I'm sorry, but columnists are supposed to take controversial positions. But there are other things you need to do to usher in spring:
• Getting an actual carwash instead of using the windshield-wiper fluid at the gas station, aka "redneck detailing."
• Clean up the dog bombs, which should have degraded by now. Really, what am I feeding Rover, Portland cement?
• Call in a pothole on the Minneapolis 311 app, because you like to think alarm bells will go off, city employees will slide down poles, and they'll burst out of the shed with a pot of hot asphalt on wheels, bells clanging.
• But most of all: clean up the extension cords in the yard.
There were lights on the bushes and the trees, which required long thick outdoor cords connected to a central multi-outlet pole, which was connected to a timer, which was connected to the outlet; when plugged in, half the dials at the Prairie Island nuclear plant went into the red.
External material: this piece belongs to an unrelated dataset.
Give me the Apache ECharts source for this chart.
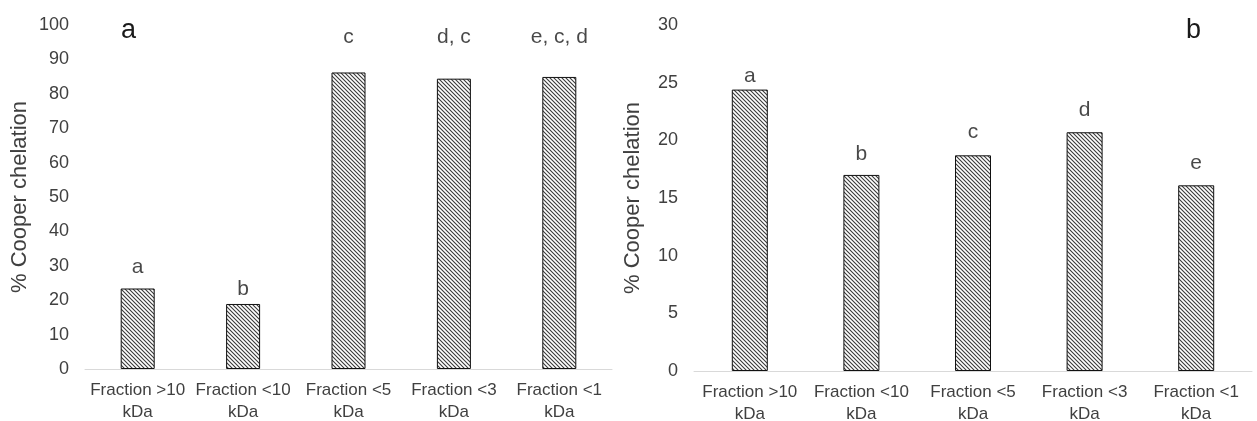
<!DOCTYPE html>
<html>
<head>
<meta charset="utf-8">
<script src="https://cdn.jsdelivr.net/npm/echarts@6/dist/echarts.min.js"></script>
<style>
  html, body { margin: 0; padding: 0; background: #fff; }
  #chart { width: 1257px; height: 421px; }
</style>
</head>
<body>
<div id="chart"></div>
<script>
// data
var categories = ["Fraction >10\nkDa", "Fraction <10\nkDa", "Fraction <5\nkDa", "Fraction <3\nkDa", "Fraction <1\nkDa"];

var valuesA = [23.4, 18.9, 86.2, 84.4, 84.9];
var lettersA = ["a", "b", "c", "d, c", "e, c, d"];
var letterYA = [29.5, 23.2, 96.5, 96.5, 96.5];
var ticksA = { min: 0, max: 100, interval: 10 };

var valuesB = [24.4, 17.0, 18.7, 20.7, 16.1];
var lettersB = ["a", "b", "c", "d", "e"];
var letterYB = [25.6, 18.8, 20.7, 22.6, 18.0];
var ticksB = { min: 0, max: 30, interval: 5 };

// hatch fill  (\\\\ lines)
function makeHatch() {
  var c = document.createElement("canvas");
  c.width = 4; c.height = 4;
  var ctx = c.getContext("2d");
  ctx.fillStyle = "#fff";
  ctx.fillRect(0, 0, 4, 4);
  ctx.strokeStyle = "#3a3a3a";
  ctx.lineWidth = 1.1;
  ctx.beginPath();
  ctx.moveTo(-1, -1); ctx.lineTo(5, 5);
  ctx.moveTo(-1, 3); ctx.lineTo(1, 5);
  ctx.moveTo(3, -1); ctx.lineTo(5, 1);
  ctx.stroke();
  return c;
}
var hatch = makeHatch();

var font = "'Liberation Sans', Arial, sans-serif";
var textColor = "#404040";

function xAxisFor(idx) {
  return {
    type: "category",
    gridIndex: idx,
    data: categories,
    axisLine: { show: true, lineStyle: { color: "#d9d9d9", width: 1 } },
    axisTick: { show: false },
    axisLabel: { color: textColor, fontSize: 17, fontFamily: font, lineHeight: 22, margin: 10, interval: 0 },
    splitLine: { show: false }
  };
}

function yAxisFor(idx, t, gap) {
  return {
    type: "value",
    gridIndex: idx,
    min: t.min, max: t.max, interval: t.interval,
    name: "% Cooper chelation",
    nameLocation: "middle",
    nameGap: gap,
    nameTextStyle: { color: textColor, fontSize: 22, fontFamily: font },
    axisLine: { show: false },
    axisTick: { show: false },
    splitLine: { show: false },
    axisLabel: { color: textColor, fontSize: 18, fontFamily: font, margin: 16 }
  };
}

function barSeries(idx, vals, w) {
  return {
    type: "bar",
    xAxisIndex: idx, yAxisIndex: idx,
    data: vals,
    barWidth: w,
    itemStyle: { color: { image: hatch, repeat: "repeat" }, borderColor: "#111", borderWidth: 1 },
    silent: true
  };
}

function letterSeries(idx, letters, ys) {
  return {
    type: "scatter",
    xAxisIndex: idx, yAxisIndex: idx,
    symbolSize: 0,
    data: ys.map(function (y, i) { return { value: [i, y], name: letters[i] }; }),
    label: {
      show: true, position: "inside",
      formatter: function (p) { return p.name; },
      color: "#1a1a1a", fontSize: 21, fontFamily: font
    },
    silent: true
  };
}

var chart = echarts.init(document.getElementById("chart"));
chart.setOption({
  animation: false,
  backgroundColor: "#fff",
  grid: [
    { left: 85, right: 645, top: 25, bottom: 52, outerBoundsMode: "none", containLabel: false },
    { left: 694, right: 5, top: 25, bottom: 50, outerBoundsMode: "none", containLabel: false }
  ],
  xAxis: [xAxisFor(0), xAxisFor(1)],
  yAxis: [yAxisFor(0, ticksA, 54), yAxisFor(1, ticksB, 50)],
  series: [
    barSeries(0, valuesA, 34),
    letterSeries(0, lettersA, letterYA),
    barSeries(1, valuesB, 36),
    letterSeries(1, lettersB, letterYB)
  ],
  graphic: [
    { type: "text", left: 121, top: 17, style: { text: "a", fontSize: 27, fontFamily: font, fill: "#1a1a1a" } },
    { type: "text", left: 1186, top: 17, style: { text: "b", fontSize: 27, fontFamily: font, fill: "#1a1a1a" } }
  ]
});
</script>
</body>
</html>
Festive! So is burning money while you whistle "Jingle Bells," but you have to do your part for holiday cheer.
Then came the snow, the occasional thaw, and the hard long freeze: the cords entombed in solid ice. A few weeks ago I tried chipping them out, and was actually hammering an ice chipper over the cords when I realized I am striking an electrical cord with a hard metal object. This is how you create stories with the line, "well, right before my heart stopped I noticed my toenails had blown clear out of my boots," and then you're on YouTube, wondering who the devil was filming that?
So I stopped, and waited for a few days. The sun came out. The Earth warmed. By Friday I could pull all the cords. All but one: the plug was pinned to thick floes of ice. I jerked the cord. Nothing. I thought: it's like winter itself was refusing to let go, refusing to admit defeat, refusing to give up its grip on our world — a dying act of spite. Hah! You're done, winter. You lose. You always lose. I gave the cord a mighty tug.
The head snapped out of the ice, flew six feet, and hit me right between the eyes.